_AIM_
Copy each line holding the string "chart".

_MATERIAL_

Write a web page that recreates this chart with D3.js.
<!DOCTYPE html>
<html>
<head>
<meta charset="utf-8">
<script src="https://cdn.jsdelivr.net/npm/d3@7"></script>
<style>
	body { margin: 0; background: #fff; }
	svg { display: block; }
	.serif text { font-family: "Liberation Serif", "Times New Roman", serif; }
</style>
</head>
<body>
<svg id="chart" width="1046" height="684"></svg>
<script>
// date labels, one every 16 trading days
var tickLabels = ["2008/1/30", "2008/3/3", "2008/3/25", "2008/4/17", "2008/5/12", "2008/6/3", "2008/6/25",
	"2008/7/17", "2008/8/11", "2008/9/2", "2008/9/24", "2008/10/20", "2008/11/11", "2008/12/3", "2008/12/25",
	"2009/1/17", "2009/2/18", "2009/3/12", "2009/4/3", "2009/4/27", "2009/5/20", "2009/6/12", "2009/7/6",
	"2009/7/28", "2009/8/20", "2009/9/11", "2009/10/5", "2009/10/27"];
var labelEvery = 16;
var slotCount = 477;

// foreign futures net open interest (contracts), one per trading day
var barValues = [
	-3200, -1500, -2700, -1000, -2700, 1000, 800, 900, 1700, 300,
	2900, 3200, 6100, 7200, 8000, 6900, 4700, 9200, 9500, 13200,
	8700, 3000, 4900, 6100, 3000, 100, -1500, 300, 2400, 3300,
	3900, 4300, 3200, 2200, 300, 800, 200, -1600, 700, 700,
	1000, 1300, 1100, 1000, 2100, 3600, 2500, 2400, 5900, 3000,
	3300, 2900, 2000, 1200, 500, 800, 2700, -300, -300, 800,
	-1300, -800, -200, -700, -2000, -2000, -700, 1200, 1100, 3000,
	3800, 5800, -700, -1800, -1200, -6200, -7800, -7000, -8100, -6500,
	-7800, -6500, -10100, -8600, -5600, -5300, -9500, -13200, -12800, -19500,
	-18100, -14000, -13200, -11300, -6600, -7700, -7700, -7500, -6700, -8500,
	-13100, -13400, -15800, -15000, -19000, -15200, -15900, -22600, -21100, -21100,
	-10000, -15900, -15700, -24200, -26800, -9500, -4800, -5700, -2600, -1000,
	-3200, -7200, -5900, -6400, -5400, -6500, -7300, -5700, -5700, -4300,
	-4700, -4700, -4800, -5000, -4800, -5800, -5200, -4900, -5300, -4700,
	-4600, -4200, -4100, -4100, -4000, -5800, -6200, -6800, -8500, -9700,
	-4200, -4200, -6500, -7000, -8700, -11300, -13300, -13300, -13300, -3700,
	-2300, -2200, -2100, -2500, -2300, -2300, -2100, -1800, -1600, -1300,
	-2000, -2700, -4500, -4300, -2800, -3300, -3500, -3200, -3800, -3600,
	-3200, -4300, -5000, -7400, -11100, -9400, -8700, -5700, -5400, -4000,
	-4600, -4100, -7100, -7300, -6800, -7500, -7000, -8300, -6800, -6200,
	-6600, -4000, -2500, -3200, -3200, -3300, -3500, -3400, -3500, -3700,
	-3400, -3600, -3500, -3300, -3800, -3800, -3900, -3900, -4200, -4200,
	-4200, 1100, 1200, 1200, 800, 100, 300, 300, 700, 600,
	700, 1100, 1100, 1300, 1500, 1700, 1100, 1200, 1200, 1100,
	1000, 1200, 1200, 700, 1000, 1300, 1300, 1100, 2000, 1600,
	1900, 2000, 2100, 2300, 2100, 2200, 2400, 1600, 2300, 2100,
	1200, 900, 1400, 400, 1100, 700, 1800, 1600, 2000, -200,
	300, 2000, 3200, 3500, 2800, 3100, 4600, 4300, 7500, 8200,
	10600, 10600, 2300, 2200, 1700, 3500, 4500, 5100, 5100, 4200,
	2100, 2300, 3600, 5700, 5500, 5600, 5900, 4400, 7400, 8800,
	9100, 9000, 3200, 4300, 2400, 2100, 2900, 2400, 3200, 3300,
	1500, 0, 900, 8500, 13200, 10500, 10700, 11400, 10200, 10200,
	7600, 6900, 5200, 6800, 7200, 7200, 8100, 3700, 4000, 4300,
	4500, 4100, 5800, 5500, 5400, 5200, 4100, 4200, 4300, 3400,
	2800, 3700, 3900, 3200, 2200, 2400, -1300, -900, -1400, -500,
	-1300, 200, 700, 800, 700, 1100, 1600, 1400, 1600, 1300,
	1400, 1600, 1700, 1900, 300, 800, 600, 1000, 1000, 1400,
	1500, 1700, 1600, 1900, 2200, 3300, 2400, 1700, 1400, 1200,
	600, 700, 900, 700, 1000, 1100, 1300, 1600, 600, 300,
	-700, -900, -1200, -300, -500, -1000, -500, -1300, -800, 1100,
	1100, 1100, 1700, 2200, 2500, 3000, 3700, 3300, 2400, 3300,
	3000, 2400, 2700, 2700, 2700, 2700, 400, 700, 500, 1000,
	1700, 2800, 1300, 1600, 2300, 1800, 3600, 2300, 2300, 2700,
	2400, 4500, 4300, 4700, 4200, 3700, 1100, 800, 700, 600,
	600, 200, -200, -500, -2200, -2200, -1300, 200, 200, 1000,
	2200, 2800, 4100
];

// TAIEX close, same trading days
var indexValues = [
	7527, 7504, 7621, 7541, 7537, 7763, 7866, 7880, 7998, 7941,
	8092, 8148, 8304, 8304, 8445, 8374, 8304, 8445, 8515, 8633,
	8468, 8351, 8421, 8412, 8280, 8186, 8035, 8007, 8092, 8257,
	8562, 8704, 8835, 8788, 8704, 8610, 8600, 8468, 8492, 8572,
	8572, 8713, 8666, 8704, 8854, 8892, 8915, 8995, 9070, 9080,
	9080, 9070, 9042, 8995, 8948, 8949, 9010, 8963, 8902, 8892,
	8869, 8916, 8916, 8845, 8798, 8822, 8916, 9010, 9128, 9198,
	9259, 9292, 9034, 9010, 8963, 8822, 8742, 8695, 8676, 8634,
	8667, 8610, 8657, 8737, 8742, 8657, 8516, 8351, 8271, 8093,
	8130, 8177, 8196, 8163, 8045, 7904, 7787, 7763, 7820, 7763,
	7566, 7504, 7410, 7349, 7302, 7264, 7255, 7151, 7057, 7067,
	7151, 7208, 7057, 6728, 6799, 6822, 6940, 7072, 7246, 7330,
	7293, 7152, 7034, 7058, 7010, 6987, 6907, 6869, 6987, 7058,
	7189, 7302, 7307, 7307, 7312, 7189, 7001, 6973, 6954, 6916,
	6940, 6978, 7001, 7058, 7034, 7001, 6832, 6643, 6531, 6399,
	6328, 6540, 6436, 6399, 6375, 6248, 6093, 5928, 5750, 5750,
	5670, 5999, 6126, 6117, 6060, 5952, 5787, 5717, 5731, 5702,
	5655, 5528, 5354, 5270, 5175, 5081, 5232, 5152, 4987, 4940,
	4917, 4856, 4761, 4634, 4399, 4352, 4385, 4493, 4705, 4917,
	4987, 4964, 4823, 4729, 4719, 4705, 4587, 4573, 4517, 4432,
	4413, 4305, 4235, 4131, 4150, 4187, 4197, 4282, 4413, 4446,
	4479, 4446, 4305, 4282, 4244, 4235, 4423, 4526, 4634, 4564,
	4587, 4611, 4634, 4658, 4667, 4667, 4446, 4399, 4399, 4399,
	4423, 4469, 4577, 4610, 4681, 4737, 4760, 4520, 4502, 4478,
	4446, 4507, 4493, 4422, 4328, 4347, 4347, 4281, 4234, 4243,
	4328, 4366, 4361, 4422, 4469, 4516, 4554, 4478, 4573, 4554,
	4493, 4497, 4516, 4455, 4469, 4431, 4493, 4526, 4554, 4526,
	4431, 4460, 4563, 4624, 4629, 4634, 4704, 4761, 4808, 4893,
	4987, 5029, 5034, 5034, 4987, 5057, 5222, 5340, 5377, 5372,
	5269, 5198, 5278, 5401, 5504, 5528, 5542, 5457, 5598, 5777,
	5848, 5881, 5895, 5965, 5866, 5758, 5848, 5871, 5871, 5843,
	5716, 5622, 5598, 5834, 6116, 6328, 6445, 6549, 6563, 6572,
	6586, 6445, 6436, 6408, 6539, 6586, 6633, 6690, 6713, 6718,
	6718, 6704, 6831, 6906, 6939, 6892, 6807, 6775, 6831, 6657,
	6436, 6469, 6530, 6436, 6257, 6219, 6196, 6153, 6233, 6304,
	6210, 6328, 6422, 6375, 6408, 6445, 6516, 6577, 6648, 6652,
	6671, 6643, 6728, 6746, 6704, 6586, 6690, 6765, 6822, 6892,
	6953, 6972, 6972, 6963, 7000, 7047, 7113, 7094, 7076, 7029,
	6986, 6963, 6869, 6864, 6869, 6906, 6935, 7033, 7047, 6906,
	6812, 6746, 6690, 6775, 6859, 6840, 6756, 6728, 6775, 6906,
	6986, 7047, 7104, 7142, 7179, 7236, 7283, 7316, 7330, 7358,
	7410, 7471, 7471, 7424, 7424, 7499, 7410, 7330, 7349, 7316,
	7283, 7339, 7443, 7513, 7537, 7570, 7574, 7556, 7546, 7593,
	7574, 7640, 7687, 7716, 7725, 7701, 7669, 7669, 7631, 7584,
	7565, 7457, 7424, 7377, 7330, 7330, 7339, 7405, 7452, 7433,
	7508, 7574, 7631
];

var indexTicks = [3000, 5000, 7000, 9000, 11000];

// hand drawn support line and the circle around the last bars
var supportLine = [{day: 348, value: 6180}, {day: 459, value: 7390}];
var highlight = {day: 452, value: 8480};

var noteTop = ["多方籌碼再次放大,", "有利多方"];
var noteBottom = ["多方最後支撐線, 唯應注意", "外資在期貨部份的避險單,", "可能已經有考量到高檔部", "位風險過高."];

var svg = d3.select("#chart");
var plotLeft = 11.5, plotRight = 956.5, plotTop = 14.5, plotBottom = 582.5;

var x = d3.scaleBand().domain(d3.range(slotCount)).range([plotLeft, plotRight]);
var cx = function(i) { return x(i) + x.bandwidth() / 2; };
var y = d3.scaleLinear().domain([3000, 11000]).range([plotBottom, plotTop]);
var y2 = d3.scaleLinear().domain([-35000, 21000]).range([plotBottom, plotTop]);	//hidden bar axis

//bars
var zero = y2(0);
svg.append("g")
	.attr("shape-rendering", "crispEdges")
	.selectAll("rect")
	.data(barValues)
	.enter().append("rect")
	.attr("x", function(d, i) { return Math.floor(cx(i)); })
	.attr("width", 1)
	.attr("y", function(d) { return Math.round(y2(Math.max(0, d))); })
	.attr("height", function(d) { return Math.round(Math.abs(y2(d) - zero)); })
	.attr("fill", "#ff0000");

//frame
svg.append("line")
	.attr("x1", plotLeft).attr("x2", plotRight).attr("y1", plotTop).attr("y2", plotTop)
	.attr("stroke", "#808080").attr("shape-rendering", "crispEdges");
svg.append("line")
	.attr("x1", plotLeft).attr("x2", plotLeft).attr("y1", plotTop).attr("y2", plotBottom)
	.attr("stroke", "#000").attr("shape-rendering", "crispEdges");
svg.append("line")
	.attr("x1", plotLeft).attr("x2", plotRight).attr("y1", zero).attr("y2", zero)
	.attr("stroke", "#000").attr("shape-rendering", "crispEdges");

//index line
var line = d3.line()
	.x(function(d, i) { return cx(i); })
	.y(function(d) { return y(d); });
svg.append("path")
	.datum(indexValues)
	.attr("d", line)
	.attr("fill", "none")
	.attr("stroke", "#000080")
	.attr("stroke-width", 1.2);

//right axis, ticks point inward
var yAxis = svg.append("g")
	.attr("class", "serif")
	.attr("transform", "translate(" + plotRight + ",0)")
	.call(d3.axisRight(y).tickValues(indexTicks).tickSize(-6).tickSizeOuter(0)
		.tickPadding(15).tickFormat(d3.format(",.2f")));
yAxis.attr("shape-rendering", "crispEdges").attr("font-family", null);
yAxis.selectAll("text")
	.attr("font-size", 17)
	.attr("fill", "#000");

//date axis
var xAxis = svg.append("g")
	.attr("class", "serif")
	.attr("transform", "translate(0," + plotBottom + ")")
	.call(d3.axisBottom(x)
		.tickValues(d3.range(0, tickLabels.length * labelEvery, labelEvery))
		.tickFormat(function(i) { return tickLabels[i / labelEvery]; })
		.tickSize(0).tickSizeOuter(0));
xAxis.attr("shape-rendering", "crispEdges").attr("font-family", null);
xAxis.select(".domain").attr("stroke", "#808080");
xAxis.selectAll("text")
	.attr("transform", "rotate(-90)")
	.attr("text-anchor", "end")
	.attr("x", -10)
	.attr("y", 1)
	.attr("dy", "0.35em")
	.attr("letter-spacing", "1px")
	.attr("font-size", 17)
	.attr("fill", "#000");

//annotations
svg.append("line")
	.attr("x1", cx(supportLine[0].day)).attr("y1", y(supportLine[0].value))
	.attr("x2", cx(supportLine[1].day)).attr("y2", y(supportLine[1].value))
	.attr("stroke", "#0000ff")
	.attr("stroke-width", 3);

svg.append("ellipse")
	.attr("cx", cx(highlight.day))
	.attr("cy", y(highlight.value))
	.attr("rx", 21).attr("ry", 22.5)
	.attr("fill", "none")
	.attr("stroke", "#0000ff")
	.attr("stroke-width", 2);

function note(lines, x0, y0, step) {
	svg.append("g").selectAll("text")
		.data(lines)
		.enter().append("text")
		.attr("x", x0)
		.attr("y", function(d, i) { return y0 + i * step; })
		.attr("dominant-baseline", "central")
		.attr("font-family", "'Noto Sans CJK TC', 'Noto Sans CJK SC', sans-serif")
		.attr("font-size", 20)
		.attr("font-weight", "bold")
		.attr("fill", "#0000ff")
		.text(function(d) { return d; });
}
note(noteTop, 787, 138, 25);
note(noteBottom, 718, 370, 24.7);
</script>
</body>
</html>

_REPLY TO THE EXERCISE_
Write a web page that recreates this chart with D3.js.
<svg id="chart" width="1046" height="684"></svg>
var svg = d3.select("#chart");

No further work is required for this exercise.